Because being in a cold relationship with a bitter, nasty Narcissist all my life is my default position…..
That’s not to say I don’t have lovely people in my life. I do. But the default position of my self-esteem is that the awful Narcissist who gave birth to me is all I deserve.
And that’s not right.
I deserve a life full of opportunity, energy, personal success and love – AS DOES EVERYONE!
I don’t deserve to be silenced by a birth family of enablers who hold our Narcissistic mother on high as though she is the Goddess Supreme, as though she can do no wrong, as though she is faultless, blameless and the height of conversational excellence, warmth and caring, when SHE IS NOT!
There has been a pattern in my life through the decades; I often (read – very often) end up in one-sided relationships where I put myself out for this or that friend and they ‘repay’ me with nothing but coldness and lack of interest. And then our friendships peter out but not before I have done ‘everything’ to keep that friendship going. I have been the listening ear, the money-lender, the confidante, the go-to rent-a-crowd when no one else was available…..

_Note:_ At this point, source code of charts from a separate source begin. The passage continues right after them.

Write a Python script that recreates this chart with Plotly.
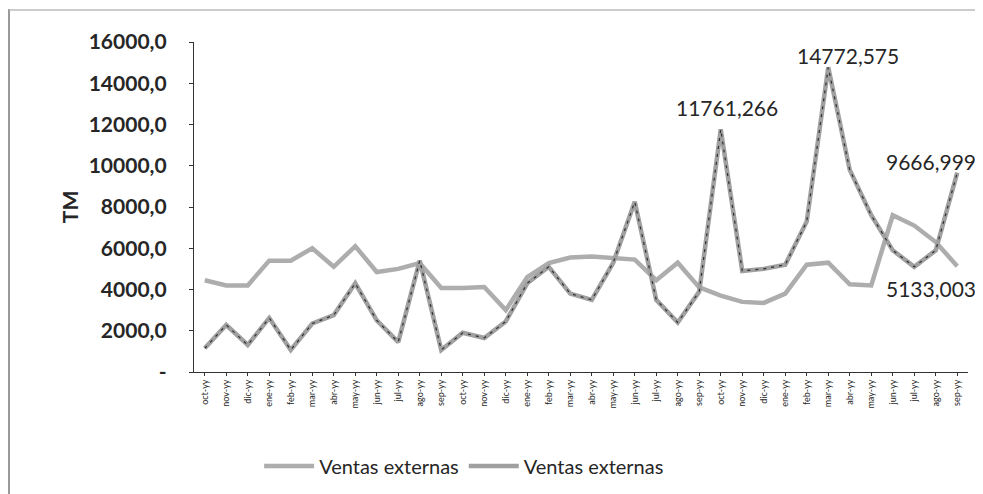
import plotly.graph_objects as go

months = ["oct-yy", "nov-yy", "dic-yy", "ene-yy", "feb-yy", "mar-yy", "abr-yy", "may-yy",
          "jun-yy", "jul-yy", "ago-yy", "sep-yy"]
tick_labels = months * 3
x_pos = list(range(len(tick_labels)))

serie_a_name = "Ventas externas"
serie_a = [4450, 4200, 4200, 5400, 5400, 6000, 5100, 6100, 4850, 5000, 5280, 4070,
           4070, 4120, 3000, 4600, 5280, 5550, 5600, 5500, 5450, 4450, 5300, 4100,
           3700, 3400, 3350, 3800, 5200, 5300, 4250, 4200, 7600, 7100, 6300, 5133.003]

serie_b_name = "Ventas externas"
serie_b = [1150, 2280, 1310, 2620, 1070, 2350, 2760, 4300, 2500, 1450, 5400, 1070,
           1900, 1650, 2450, 4300, 5100, 3800, 3500, 5300, 8250, 3500, 2400, 3900,
           11761.266, 4900, 5000, 5200, 7300, 14772.575, 9800, 7600, 5900, 5100, 5900, 9666.999]

y_ticks = [0, 2000, 4000, 6000, 8000, 10000, 12000, 14000, 16000]
y_tick_text = ["-", "2000,0", "4000,0", "6000,0", "8000,0", "10000,0", "12000,0", "14000,0", "16000,0"]

# data labels: (series, index, text, xshift, yshift)
labels = [
    (serie_b, 24, "11761,266", 6, 22),
    (serie_b, 29, "14772,575", 20, 12),
    (serie_b, 35, "9666,999", -26, 11),
    (serie_a, 35, "5133,003", -26, -22),
]

FONT = "Lato"
TXT = "#262626"

fig = go.Figure()
fig.add_trace(go.Scatter(x=x_pos, y=serie_a, mode="lines", name=serie_a_name,
                         line=dict(color="#adadad", width=4.5)))
fig.add_trace(go.Scatter(x=x_pos, y=serie_b, mode="lines", name=serie_b_name,
                         legendgroup="b",
                         line=dict(color="#a0a0a0", width=4.5)))
fig.add_trace(go.Scatter(x=x_pos, y=serie_b, mode="lines", showlegend=False,
                         legendgroup="b", hoverinfo="skip",
                         line=dict(color="#303030", width=1.2, dash="3px,5px")))

for series, idx, txt, dx, dy in labels:
    fig.add_annotation(x=x_pos[idx], y=series[idx], text=txt, showarrow=False,
                       xshift=dx, yshift=dy, font=dict(family=FONT, size=21, color=TXT))

fig.add_annotation(xref="paper", yref="paper", x=-0.18, y=0.5, text="<b>TM</b>",
                   textangle=-90, showarrow=False, font=dict(family=FONT, size=21, color=TXT))

# scanned frame edges
fig.add_shape(type="line", xref="paper", yref="paper", x0=-0.239, x1=-0.239, y0=1.1, y1=-0.4,
              line=dict(color="#555", width=1.2))
fig.add_shape(type="line", xref="paper", yref="paper", x0=-0.239, x1=1.03, y0=1.097, y1=1.097,
              line=dict(color="#bbb", width=1.5))

fig.update_layout(
    width=983, height=494,
    margin=dict(l=186, r=23, t=34, b=130),
    paper_bgcolor="white", plot_bgcolor="white",
    font=dict(family=FONT, color=TXT),
    showlegend=True,
    legend=dict(orientation="h", x=0.349, y=-0.285, xanchor="center", yanchor="middle",
                font=dict(family=FONT, size=20, color=TXT), itemwidth=50,
                bgcolor="rgba(0,0,0,0)"),
)
fig.update_xaxes(range=[-0.5, 35.5], tickmode="array", tickvals=x_pos, ticktext=tick_labels,
                 tickangle=-90, tickfont=dict(family=FONT, size=9, color=TXT),
                 showgrid=False, zeroline=False, showline=True, linecolor="#333", linewidth=1,
                 ticks="outside", ticklen=3, tickcolor="#333")
fig.update_yaxes(range=[0, 16000], tickmode="array", tickvals=y_ticks, ticktext=y_tick_text,
                 tickfont=dict(family=FONT, size=21, color=TXT, weight="bold"),
                 showgrid=False, zeroline=False, showline=True, linecolor="#333", linewidth=1.2,
                 ticks="outside", ticklen=4, tickcolor="#333", ticklabelstandoff=18)

fig.write_html("out.html")
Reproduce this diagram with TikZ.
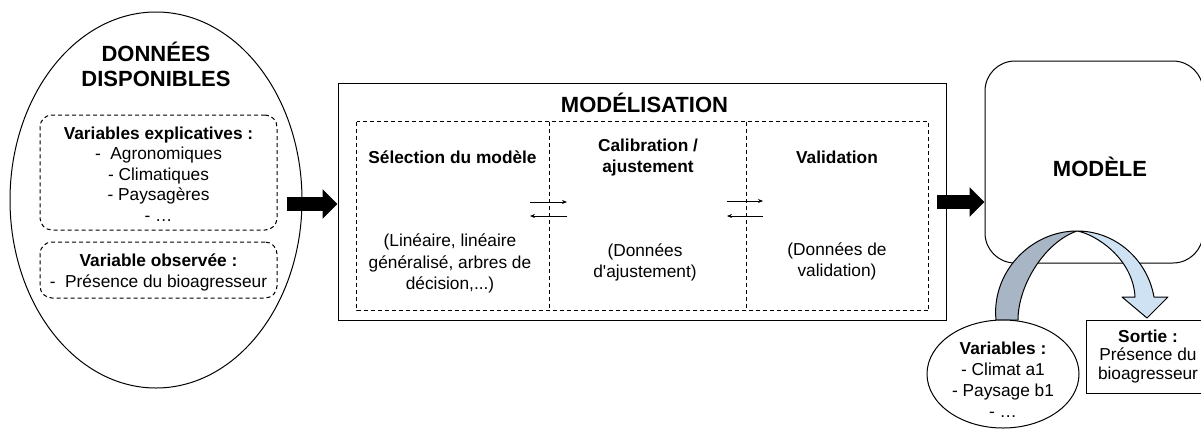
\documentclass[tikz,border=0pt]{standalone}
\usepackage{fontspec}
\setmainfont{Liberation Sans}
\usetikzlibrary{arrows.meta,shapes.geometric}
\definecolor{darkband}{HTML}{A7B5C4}
\definecolor{lightband}{HTML}{CFE2F3}
\begin{document}
\begin{tikzpicture}[x=1pt,y=-1pt,line width=1pt,
  body/.style={font=\fontsize{17.3}{20.5}\selectfont, align=center, inner sep=0pt},
  bbody/.style={font=\fontsize{17.3}{20.5}\selectfont\bfseries, align=center, inner sep=0pt},
  ttl/.style={font=\fontsize{22}{25}\selectfont\bfseries, align=center, inner sep=0pt},
  dsh/.style={draw, dash pattern=on 4pt off 3pt},
  dbox/.style={dsh, rounded corners=12pt, inner sep=0pt},
  plainbox/.style={draw, inner sep=0pt},
  colbox/.style={inner sep=0pt, minimum height=188pt},
  bigarrow/.style={line width=14pt, -{Triangle[length=15pt,width=29pt]}},
  smallarrow/.style={line width=0.8pt, -{Stealth[length=5pt,width=4pt]}}]
\useasboundingbox (0,0) rectangle (1201,429);
\clip (0,0) rectangle (1201,429);

% Donnees disponibles
\node[draw, ellipse, minimum width=292pt, minimum height=376pt, inner sep=0pt] (donnees) at (156,200) {};
\node[ttl] (tdon) at (156,64.5) {DONNÉES\\DISPONIBLES};
\node[dbox, minimum width=237pt, minimum height=115pt] (expl) at (158.5,172.5) {};
\node[body] (texpl) at (158.5,174) {\textbf{Variables explicatives :}\\-\ \ Agronomiques\\- Climatiques\\- Paysagères\\- …};
\node[dbox, minimum width=237pt, minimum height=56pt] (obs) at (158.5,270) {};
\node[body] (tobs) at (158.5,272.5) {\textbf{Variable observée :}\\-\ \ Présence du bioagresseur};

% Modelisation
\node[plainbox, minimum width=608pt, minimum height=237pt] (mod) at (642,201.5) {};
\node[ttl] (tmod) at (644.5,103) {MODÉLISATION};
\node[colbox, minimum width=192pt] (c1) at (453,216) {};
\node[colbox, minimum width=197pt] (c2) at (647.5,216) {};
\node[colbox, minimum width=182pt] (c3) at (837,216) {};
\draw[dsh] (c1.north west) rectangle (c3.south east);
\draw[dsh] (c1.north east) -- (c1.south east);
\draw[dsh] (c2.north east) -- (c2.south east);

\node[bbody] (tsel) at (452.5,157) {Sélection du modèle};
\node[bbody] (tcal) at (648,157.5) {Calibration /\\ajustement};
\node[bbody] (tval) at (837,157) {Validation};
\node[body, font=\fontsize{17.3}{21.5}\selectfont] (tlin) at (450,263.5) {(Linéaire, linéaire\\généralisé, arbres de\\décision,...)};
\node[body] (tdaj) at (645,262.5) {(Données\\d\textquotesingle ajustement)};
\node[body] (tdval) at (837,261.5) {(Données de\\validation)};

\coordinate (s1a) at (530,202);
\coordinate (s1b) at (567,202);
\coordinate (s1c) at (567,216);
\coordinate (s1d) at (530,216);
\draw[smallarrow] (s1a) -- (s1b);
\draw[smallarrow] (s1c) -- (s1d);
\coordinate (s2a) at (727,201);
\coordinate (s2b) at (763,201);
\coordinate (s2c) at (763,216);
\coordinate (s2d) at (727,216);
\draw[smallarrow] (s2a) -- (s2b);
\draw[smallarrow] (s2c) -- (s2d);

% Modele
\node[plainbox, rounded corners=30pt, minimum width=218pt, minimum height=202pt] (modele) at (1094,162) {};
\node[ttl] (tmodele) at (1100,167) {MODÈLE};

% big arrows
\coordinate (a1s) at (287,204);
\draw[bigarrow] (a1s) -- (mod.west |- a1s);
\coordinate (a2s) at (937,202);
\draw[bigarrow] (a2s) -- (modele.west |- a2s);

% curved arrow
\path[draw, fill=lightband, line join=round] (1077,231) .. controls (1115.3,231) and (1147.3,259.3) .. (1154,297)
  -- (1168,297) -- (1147,318) -- (1122,297) -- (1135,297)
  .. controls (1133,258) and (1095,234) .. (1077,231) -- cycle;
\path[draw, fill=darkband, line join=round] (996,320) .. controls (991.2,273.2) and (1029.9,231) .. (1077,231)
  .. controls (1045,242) and (1018,285) .. (1018,320) -- cycle;

% Variables & Sortie
\node[draw, ellipse, fill=white, minimum width=152pt, minimum height=108pt, inner sep=0pt] (vars) at (1003,374) {};
\node[body, font=\fontsize{17.3}{21}\selectfont] (tvars) at (1003,379.5) {\textbf{Variables :}\\- Climat a1\\- Paysage b1\\- …};
\node[plainbox, fill=white, minimum width=124pt, minimum height=73pt] (sortie) at (1148,356.5) {};
\node[body, font=\fontsize{17.3}{18.5}\selectfont] (tsortie) at (1148,356.5) {\textbf{Sortie :}\\Présence du\\bioagresseur};
\end{tikzpicture}
\end{document}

And in the process I have exhausted myself to the point of depression and suicidal thoughts.
I suppose it’s called being a PEOPLE-PLEASER, and this ties in with having a Narcissist for a mother, and a narcissist for a sister and enablers all around me within the birth family.
Well, NO MORE. I have decided to pull back from friendships where there is this unequal balance and see what happens. I know what will happen. I will be alone. I don’t want to be alone. I don’t want my husband to be my only friend.
But I am optimistic. If I can cut out the Narcissists from my life I can become me again. Thoughts anyone?